■ WHAT THE TASK REQUIRES ■
Compile every line that includes the word "this".

■ RECORD LIST ■

╭──

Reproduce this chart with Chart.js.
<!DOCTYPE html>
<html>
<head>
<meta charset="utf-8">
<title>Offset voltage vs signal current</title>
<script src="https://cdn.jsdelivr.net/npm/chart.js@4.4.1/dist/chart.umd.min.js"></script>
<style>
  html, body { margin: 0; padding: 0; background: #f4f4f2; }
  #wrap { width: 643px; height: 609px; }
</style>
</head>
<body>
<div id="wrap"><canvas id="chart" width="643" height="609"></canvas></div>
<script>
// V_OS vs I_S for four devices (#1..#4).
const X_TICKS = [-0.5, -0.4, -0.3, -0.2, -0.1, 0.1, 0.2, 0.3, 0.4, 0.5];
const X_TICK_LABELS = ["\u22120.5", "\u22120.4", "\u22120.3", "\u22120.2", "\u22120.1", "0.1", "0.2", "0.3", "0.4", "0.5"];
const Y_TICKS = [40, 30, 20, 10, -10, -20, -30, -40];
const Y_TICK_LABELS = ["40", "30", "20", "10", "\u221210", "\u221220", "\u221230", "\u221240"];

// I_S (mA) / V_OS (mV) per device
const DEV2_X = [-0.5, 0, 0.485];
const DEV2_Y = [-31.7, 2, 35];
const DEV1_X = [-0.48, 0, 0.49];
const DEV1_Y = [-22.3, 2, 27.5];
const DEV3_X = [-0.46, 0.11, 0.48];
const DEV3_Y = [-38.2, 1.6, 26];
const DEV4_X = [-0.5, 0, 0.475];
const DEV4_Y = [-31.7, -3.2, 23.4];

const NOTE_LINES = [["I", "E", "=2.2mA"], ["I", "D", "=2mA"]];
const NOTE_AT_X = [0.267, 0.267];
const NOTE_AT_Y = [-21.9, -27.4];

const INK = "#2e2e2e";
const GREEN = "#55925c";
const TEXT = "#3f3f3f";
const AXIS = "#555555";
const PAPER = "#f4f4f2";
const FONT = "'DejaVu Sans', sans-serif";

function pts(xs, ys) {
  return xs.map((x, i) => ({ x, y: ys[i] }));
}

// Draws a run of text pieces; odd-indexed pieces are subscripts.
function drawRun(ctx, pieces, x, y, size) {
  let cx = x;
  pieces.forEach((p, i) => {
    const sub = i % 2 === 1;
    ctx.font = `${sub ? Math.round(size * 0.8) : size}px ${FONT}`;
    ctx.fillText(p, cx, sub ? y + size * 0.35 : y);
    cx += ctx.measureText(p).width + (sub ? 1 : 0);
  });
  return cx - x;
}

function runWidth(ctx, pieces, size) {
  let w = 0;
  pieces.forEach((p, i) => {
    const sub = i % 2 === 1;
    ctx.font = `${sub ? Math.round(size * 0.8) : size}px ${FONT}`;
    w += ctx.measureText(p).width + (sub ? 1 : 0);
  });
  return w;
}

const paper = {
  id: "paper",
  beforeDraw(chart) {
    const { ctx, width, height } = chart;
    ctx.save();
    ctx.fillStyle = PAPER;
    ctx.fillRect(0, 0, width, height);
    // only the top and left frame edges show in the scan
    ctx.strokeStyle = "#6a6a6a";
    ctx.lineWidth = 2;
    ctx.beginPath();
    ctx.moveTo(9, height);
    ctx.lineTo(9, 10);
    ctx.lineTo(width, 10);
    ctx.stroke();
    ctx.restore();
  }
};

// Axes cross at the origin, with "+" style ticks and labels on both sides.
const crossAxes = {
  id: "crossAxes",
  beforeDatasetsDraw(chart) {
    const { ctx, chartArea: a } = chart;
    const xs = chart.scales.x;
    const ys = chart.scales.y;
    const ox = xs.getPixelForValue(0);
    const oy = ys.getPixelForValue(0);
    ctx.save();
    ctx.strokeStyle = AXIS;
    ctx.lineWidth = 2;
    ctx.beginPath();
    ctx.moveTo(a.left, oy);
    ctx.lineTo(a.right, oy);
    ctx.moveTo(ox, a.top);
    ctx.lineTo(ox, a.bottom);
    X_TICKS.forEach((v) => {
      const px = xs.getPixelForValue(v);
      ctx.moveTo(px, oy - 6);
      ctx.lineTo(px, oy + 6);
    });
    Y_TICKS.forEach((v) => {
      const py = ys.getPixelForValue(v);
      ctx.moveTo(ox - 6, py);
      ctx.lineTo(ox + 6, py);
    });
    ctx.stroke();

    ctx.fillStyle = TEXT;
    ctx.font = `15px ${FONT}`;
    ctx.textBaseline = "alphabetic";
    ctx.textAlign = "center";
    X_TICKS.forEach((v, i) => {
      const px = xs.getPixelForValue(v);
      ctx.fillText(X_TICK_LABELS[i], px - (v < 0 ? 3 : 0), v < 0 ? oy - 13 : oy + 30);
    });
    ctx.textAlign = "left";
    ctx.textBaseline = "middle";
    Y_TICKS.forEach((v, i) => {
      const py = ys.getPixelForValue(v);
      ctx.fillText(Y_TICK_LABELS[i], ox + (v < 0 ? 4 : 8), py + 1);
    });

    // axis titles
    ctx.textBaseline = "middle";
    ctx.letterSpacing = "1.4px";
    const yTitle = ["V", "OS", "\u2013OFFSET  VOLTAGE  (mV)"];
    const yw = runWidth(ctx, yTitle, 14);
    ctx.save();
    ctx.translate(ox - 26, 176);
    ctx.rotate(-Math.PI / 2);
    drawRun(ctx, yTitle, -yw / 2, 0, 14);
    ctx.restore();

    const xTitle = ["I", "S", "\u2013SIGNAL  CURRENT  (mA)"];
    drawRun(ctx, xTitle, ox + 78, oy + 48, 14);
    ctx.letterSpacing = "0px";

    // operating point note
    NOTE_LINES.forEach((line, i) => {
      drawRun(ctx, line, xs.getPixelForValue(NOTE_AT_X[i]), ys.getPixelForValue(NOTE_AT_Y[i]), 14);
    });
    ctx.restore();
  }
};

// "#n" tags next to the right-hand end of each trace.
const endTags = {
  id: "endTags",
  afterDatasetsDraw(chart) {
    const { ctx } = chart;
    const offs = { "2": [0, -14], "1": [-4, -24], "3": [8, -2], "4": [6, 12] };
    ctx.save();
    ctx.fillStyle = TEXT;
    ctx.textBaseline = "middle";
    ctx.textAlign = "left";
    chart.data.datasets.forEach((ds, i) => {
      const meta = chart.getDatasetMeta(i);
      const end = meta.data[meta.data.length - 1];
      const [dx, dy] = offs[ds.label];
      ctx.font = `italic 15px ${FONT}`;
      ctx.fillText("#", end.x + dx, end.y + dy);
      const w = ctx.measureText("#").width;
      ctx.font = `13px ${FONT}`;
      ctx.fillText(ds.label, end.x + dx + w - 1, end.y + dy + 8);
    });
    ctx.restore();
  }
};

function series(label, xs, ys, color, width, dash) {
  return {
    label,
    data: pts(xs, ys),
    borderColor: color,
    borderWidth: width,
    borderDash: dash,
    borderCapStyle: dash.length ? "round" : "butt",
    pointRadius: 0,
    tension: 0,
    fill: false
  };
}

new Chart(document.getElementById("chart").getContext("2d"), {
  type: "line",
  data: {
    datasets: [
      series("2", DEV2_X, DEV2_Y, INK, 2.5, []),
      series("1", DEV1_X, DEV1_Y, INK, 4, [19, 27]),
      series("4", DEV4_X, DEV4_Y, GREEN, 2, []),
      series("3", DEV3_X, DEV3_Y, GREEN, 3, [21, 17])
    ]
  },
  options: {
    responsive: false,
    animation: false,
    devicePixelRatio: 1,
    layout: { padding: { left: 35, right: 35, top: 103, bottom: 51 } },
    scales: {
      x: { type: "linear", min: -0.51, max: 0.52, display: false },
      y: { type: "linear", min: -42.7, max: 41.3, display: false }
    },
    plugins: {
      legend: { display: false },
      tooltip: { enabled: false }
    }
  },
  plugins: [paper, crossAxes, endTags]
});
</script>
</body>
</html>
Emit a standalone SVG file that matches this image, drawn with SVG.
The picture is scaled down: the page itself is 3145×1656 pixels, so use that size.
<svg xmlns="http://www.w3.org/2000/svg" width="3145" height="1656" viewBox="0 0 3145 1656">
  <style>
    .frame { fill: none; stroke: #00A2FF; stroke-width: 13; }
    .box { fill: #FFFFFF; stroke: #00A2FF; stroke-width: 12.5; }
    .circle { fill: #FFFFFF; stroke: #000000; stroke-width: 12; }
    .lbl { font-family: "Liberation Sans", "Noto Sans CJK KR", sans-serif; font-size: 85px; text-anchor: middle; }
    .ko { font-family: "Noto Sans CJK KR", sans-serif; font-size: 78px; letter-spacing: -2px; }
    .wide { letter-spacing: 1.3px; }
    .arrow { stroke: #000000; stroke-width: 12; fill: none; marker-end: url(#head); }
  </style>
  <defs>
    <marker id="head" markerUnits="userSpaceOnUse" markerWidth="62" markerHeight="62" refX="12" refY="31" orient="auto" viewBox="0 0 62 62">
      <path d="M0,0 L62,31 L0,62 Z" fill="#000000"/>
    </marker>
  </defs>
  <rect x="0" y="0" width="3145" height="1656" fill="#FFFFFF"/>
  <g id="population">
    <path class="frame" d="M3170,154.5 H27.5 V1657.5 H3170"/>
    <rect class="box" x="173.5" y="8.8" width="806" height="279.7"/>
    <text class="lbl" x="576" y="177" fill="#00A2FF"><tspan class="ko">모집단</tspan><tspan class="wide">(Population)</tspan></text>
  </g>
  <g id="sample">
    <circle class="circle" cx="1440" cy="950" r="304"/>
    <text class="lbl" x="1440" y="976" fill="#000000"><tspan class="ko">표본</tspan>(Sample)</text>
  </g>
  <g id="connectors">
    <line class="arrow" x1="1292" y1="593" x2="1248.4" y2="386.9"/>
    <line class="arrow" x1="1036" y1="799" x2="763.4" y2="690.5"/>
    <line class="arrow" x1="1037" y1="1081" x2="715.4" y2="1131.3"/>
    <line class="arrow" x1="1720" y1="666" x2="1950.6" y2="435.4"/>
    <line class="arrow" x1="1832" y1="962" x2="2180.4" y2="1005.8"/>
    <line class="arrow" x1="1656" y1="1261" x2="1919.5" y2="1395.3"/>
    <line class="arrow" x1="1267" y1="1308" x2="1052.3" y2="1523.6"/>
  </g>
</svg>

╰──

■ TASK RESPONSE ■
Reproduce this chart with Chart.js.
Emit a standalone SVG file that matches this image, drawn with SVG.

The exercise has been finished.